▶ **Information shown**:
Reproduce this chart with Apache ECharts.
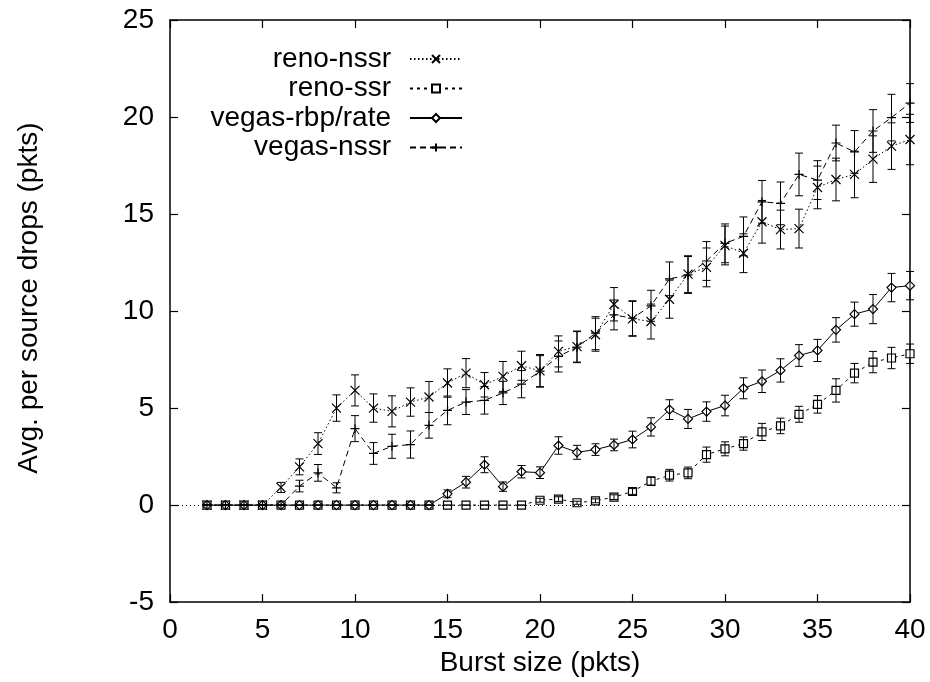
<!DOCTYPE html>
<html><head><meta charset="utf-8">
<script src="https://cdn.jsdelivr.net/npm/echarts@6/dist/echarts.min.js"></script>
<style>html,body{margin:0;padding:0;background:#fff}#c{width:930px;height:682px}</style>
</head><body><div id="c"></div>
<script>
const burstSizes = [2,3,4,5,6,7,8,9,10,11,12,13,14,15,16,17,18,19,20,21,22,23,24,25,26,27,28,29,30,31,32,33,34,35,36,37,38,39,40];

const renoNssr = [0,0,0,0,0.91,1.97,3.17,5.0,5.91,5.0,4.83,5.31,5.57,6.29,6.8,6.2,6.63,7.18,6.92,7.92,8.17,8.78,10.35,9.6,9.46,10.61,11.9,12.25,13.38,12.98,14.6,14.2,14.25,16.37,16.78,17.04,17.83,18.5,18.84];
const renoNssrErr = [0,0,0,0,0.26,0.41,0.56,0.68,0.8,0.73,0.8,0.73,0.8,0.73,0.75,0.63,0.77,0.75,0.84,0.8,0.8,0.85,0.86,0.9,0.9,0.98,0.95,1.0,1.0,1.0,1.1,1.0,1.0,1.1,1.1,1.2,1.2,1.2,1.3];

const renoSsr = [0,0,0,0,0,0,0,0,0,0,0,0,0,0,0,0,0,0,0.25,0.31,0.12,0.22,0.41,0.7,1.23,1.54,1.66,2.6,2.9,3.17,3.77,4.08,4.68,5.19,5.91,6.8,7.37,7.58,7.8];
const renoSsrErr = [0,0,0,0,0,0,0,0,0,0,0,0,0,0,0,0,0,0,0.1,0.12,0.08,0.1,0.12,0.15,0.22,0.3,0.3,0.39,0.36,0.34,0.44,0.4,0.41,0.45,0.6,0.5,0.55,0.55,0.5];

const vegasRbp = [0,0,0,0,0,0,0,0,0,0,0,0,0,0.58,1.18,2.08,0.95,1.72,1.67,3.07,2.72,2.86,3.1,3.38,4.03,4.92,4.44,4.82,5.13,6.02,6.38,6.94,7.71,7.97,9.03,9.84,10.1,11.21,11.31];
const vegasRbpErr = [0,0,0,0,0,0,0,0,0,0,0,0,0,0.2,0.3,0.41,0.24,0.32,0.3,0.45,0.36,0.3,0.3,0.43,0.47,0.51,0.49,0.5,0.53,0.54,0.58,0.6,0.56,0.57,0.63,0.62,0.75,0.73,0.73];

const vegasNssr = [0,0,0,0,0,0.98,1.66,0.89,3.94,2.66,3.03,3.12,4.11,4.88,5.31,5.4,5.78,6.23,6.9,7.66,8.14,8.86,9.8,9.63,10.27,11.66,11.86,12.58,13.49,13.85,15.63,15.55,17.04,16.75,18.66,18.2,19.28,19.97,20.72];
const vegasNssrErr = [0,0,0,0,0,0.3,0.43,0.26,0.67,0.56,0.62,0.7,0.66,0.74,0.64,0.71,0.6,0.7,0.8,0.8,0.8,0.85,0.77,0.9,0.8,0.87,0.95,1.0,1.0,1.0,1.1,1.1,1.1,1.0,0.92,1.1,1.1,1.2,1.0];

const xTicks = {min: 0, max: 40, interval: 5};
const yTicks = {min: -5, max: 25, interval: 5};

const FONT = 'Liberation Sans, Arial, Helvetica, sans-serif';
const SYM_X = 'path://M0,0L10,10M10,0L0,10';
const SYM_PLUS = 'path://M5,0L5,10M0,5L10,5';
const SYM_SQ = 'path://M0,0L10,0L10,10L0,10Z';
const SYM_DIA = 'path://M5,0L10,5L5,10L0,5Z';

function pairs(vals) { return burstSizes.map((x, i) => [x, vals[i]]); }
function bars(vals, errs) { return burstSizes.map((x, i) => [x, vals[i] - errs[i], vals[i] + errs[i]]); }

function errRender(params, api) {
  const x = api.value(0), lo = api.value(1), hi = api.value(2);
  const a = api.coord([x, lo]), b = api.coord([x, hi]);
  const cap = 4;
  const style = {stroke: '#000', lineWidth: 1, fill: null};
  return {type: 'group', children: [
    {type: 'line', shape: {x1: a[0], y1: a[1], x2: b[0], y2: b[1]}, style: style},
    {type: 'line', shape: {x1: a[0] - cap, y1: a[1], x2: a[0] + cap, y2: a[1]}, style: style},
    {type: 'line', shape: {x1: b[0] - cap, y1: b[1], x2: b[0] + cap, y2: b[1]}, style: style}
  ]};
}

function lineSeries(name, vals, symbol, dash, size) {
  return {
    name: name, type: 'line', data: pairs(vals),
    symbol: symbol, symbolSize: size, showAllSymbol: true,
    lineStyle: {color: '#000', width: 1, type: dash},
    itemStyle: {color: '#fff', borderColor: '#000', borderWidth: 1.2},
    emphasis: {disabled: true}, animation: false, z: 3
  };
}
function errSeries(vals, errs) {
  return {type: 'custom', renderItem: errRender, data: bars(vals, errs),
    encode: {x: 0, y: [1, 2]}, silent: true, animation: false, z: 4};
}

const axisCommon = {
  axisLine: {show: true, onZero: false, lineStyle: {color: '#000', width: 1.5}},
  axisTick: {show: true, inside: true, length: 8, lineStyle: {color: '#000', width: 1.2}},
  splitLine: {show: false}
};

const chart = echarts.init(document.getElementById('c'), null, {renderer: 'canvas'});
const s1 = lineSeries('reno-nssr', renoNssr, SYM_X, [1.5, 2.5], 9);
s1.markLine = {silent: true, symbol: ['none', 'none'], label: {show: false},
  lineStyle: {color: '#000', width: 1, type: [1, 3]}, data: [{yAxis: 0}], animation: false};
chart.setOption({
  backgroundColor: '#fff',
  animation: false,
  textStyle: {fontFamily: FONT},
  grid: {left: 170, right: 20, top: 20, bottom: 78.5, containLabel: false},
  legend: {
    orient: 'vertical', align: 'right', right: 462, top: 40,
    itemWidth: 52, itemHeight: 10, itemGap: 1.5,
    textStyle: {fontFamily: FONT, fontSize: 28, color: '#000', padding: [0, 14, 0, 0], lineHeight: 28},
    selectedMode: false,
    data: ['reno-nssr', 'reno-ssr', 'vegas-rbp/rate', 'vegas-nssr']
  },
  xAxis: [
    Object.assign({type: 'value', position: 'bottom', min: xTicks.min, max: xTicks.max, interval: xTicks.interval,
      name: 'Burst size (pkts)', nameLocation: 'middle', nameGap: 42,
      nameTextStyle: {fontFamily: FONT, fontSize: 28, color: '#000'},
      axisLabel: {fontFamily: FONT, fontSize: 28, color: '#000', margin: 14}}, axisCommon),
    Object.assign({type: 'value', position: 'top', min: xTicks.min, max: xTicks.max, interval: xTicks.interval,
      axisLabel: {show: false}}, axisCommon)
  ],
  yAxis: [
    Object.assign({type: 'value', position: 'left', min: yTicks.min, max: yTicks.max, interval: yTicks.interval,
      name: 'Avg. per source drops (pkts)', nameLocation: 'middle', nameGap: 127, nameRotate: 90,
      nameTextStyle: {fontFamily: FONT, fontSize: 28, color: '#000', padding: [0, 0, 0, 26]},
      axisLabel: {fontFamily: FONT, fontSize: 28, color: '#000', margin: 16}}, axisCommon),
    Object.assign({type: 'value', position: 'right', min: yTicks.min, max: yTicks.max, interval: yTicks.interval,
      axisLabel: {show: false}}, axisCommon)
  ],
  series: [
    s1,
    lineSeries('reno-ssr', renoSsr, SYM_SQ, [3, 4], 8),
    lineSeries('vegas-rbp/rate', vegasRbp, SYM_DIA, 'solid', 9),
    lineSeries('vegas-nssr', vegasNssr, SYM_PLUS, [6, 4], 9),
    errSeries(renoNssr, renoNssrErr),
    errSeries(renoSsr, renoSsrErr),
    errSeries(vegasRbp, vegasRbpErr),
    errSeries(vegasNssr, vegasNssrErr)
  ]
});
</script></body></html>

▶ **Exercise brief**: Extract, word for word, each line from the top of the data down to and including the line with "const SYM_DIA = 'path://M5,0L10,5L5,10L0,5Z';"; skip the pictures.

▶ **Solution for this task**:
Reproduce this chart with Apache ECharts.
<!DOCTYPE html>
<html><head><meta charset="utf-8">
<script src="https://cdn.jsdelivr.net/npm/echarts@6/dist/echarts.min.js"></script>
<style>html,body{margin:0;padding:0;background:#fff}#c{width:930px;height:682px}</style>
</head><body><div id="c"></div>
<script>
const burstSizes = [2,3,4,5,6,7,8,9,10,11,12,13,14,15,16,17,18,19,20,21,22,23,24,25,26,27,28,29,30,31,32,33,34,35,36,37,38,39,40];

const renoNssr = [0,0,0,0,0.91,1.97,3.17,5.0,5.91,5.0,4.83,5.31,5.57,6.29,6.8,6.2,6.63,7.18,6.92,7.92,8.17,8.78,10.35,9.6,9.46,10.61,11.9,12.25,13.38,12.98,14.6,14.2,14.25,16.37,16.78,17.04,17.83,18.5,18.84];
const renoNssrErr = [0,0,0,0,0.26,0.41,0.56,0.68,0.8,0.73,0.8,0.73,0.8,0.73,0.75,0.63,0.77,0.75,0.84,0.8,0.8,0.85,0.86,0.9,0.9,0.98,0.95,1.0,1.0,1.0,1.1,1.0,1.0,1.1,1.1,1.2,1.2,1.2,1.3];

const renoSsr = [0,0,0,0,0,0,0,0,0,0,0,0,0,0,0,0,0,0,0.25,0.31,0.12,0.22,0.41,0.7,1.23,1.54,1.66,2.6,2.9,3.17,3.77,4.08,4.68,5.19,5.91,6.8,7.37,7.58,7.8];
const renoSsrErr = [0,0,0,0,0,0,0,0,0,0,0,0,0,0,0,0,0,0,0.1,0.12,0.08,0.1,0.12,0.15,0.22,0.3,0.3,0.39,0.36,0.34,0.44,0.4,0.41,0.45,0.6,0.5,0.55,0.55,0.5];

const vegasRbp = [0,0,0,0,0,0,0,0,0,0,0,0,0,0.58,1.18,2.08,0.95,1.72,1.67,3.07,2.72,2.86,3.1,3.38,4.03,4.92,4.44,4.82,5.13,6.02,6.38,6.94,7.71,7.97,9.03,9.84,10.1,11.21,11.31];
const vegasRbpErr = [0,0,0,0,0,0,0,0,0,0,0,0,0,0.2,0.3,0.41,0.24,0.32,0.3,0.45,0.36,0.3,0.3,0.43,0.47,0.51,0.49,0.5,0.53,0.54,0.58,0.6,0.56,0.57,0.63,0.62,0.75,0.73,0.73];

const vegasNssr = [0,0,0,0,0,0.98,1.66,0.89,3.94,2.66,3.03,3.12,4.11,4.88,5.31,5.4,5.78,6.23,6.9,7.66,8.14,8.86,9.8,9.63,10.27,11.66,11.86,12.58,13.49,13.85,15.63,15.55,17.04,16.75,18.66,18.2,19.28,19.97,20.72];
const vegasNssrErr = [0,0,0,0,0,0.3,0.43,0.26,0.67,0.56,0.62,0.7,0.66,0.74,0.64,0.71,0.6,0.7,0.8,0.8,0.8,0.85,0.77,0.9,0.8,0.87,0.95,1.0,1.0,1.0,1.1,1.1,1.1,1.0,0.92,1.1,1.1,1.2,1.0];

const xTicks = {min: 0, max: 40, interval: 5};
const yTicks = {min: -5, max: 25, interval: 5};

const FONT = 'Liberation Sans, Arial, Helvetica, sans-serif';
const SYM_X = 'path://M0,0L10,10M10,0L0,10';
const SYM_PLUS = 'path://M5,0L5,10M0,5L10,5';
const SYM_SQ = 'path://M0,0L10,0L10,10L0,10Z';
const SYM_DIA = 'path://M5,0L10,5L5,10L0,5Z';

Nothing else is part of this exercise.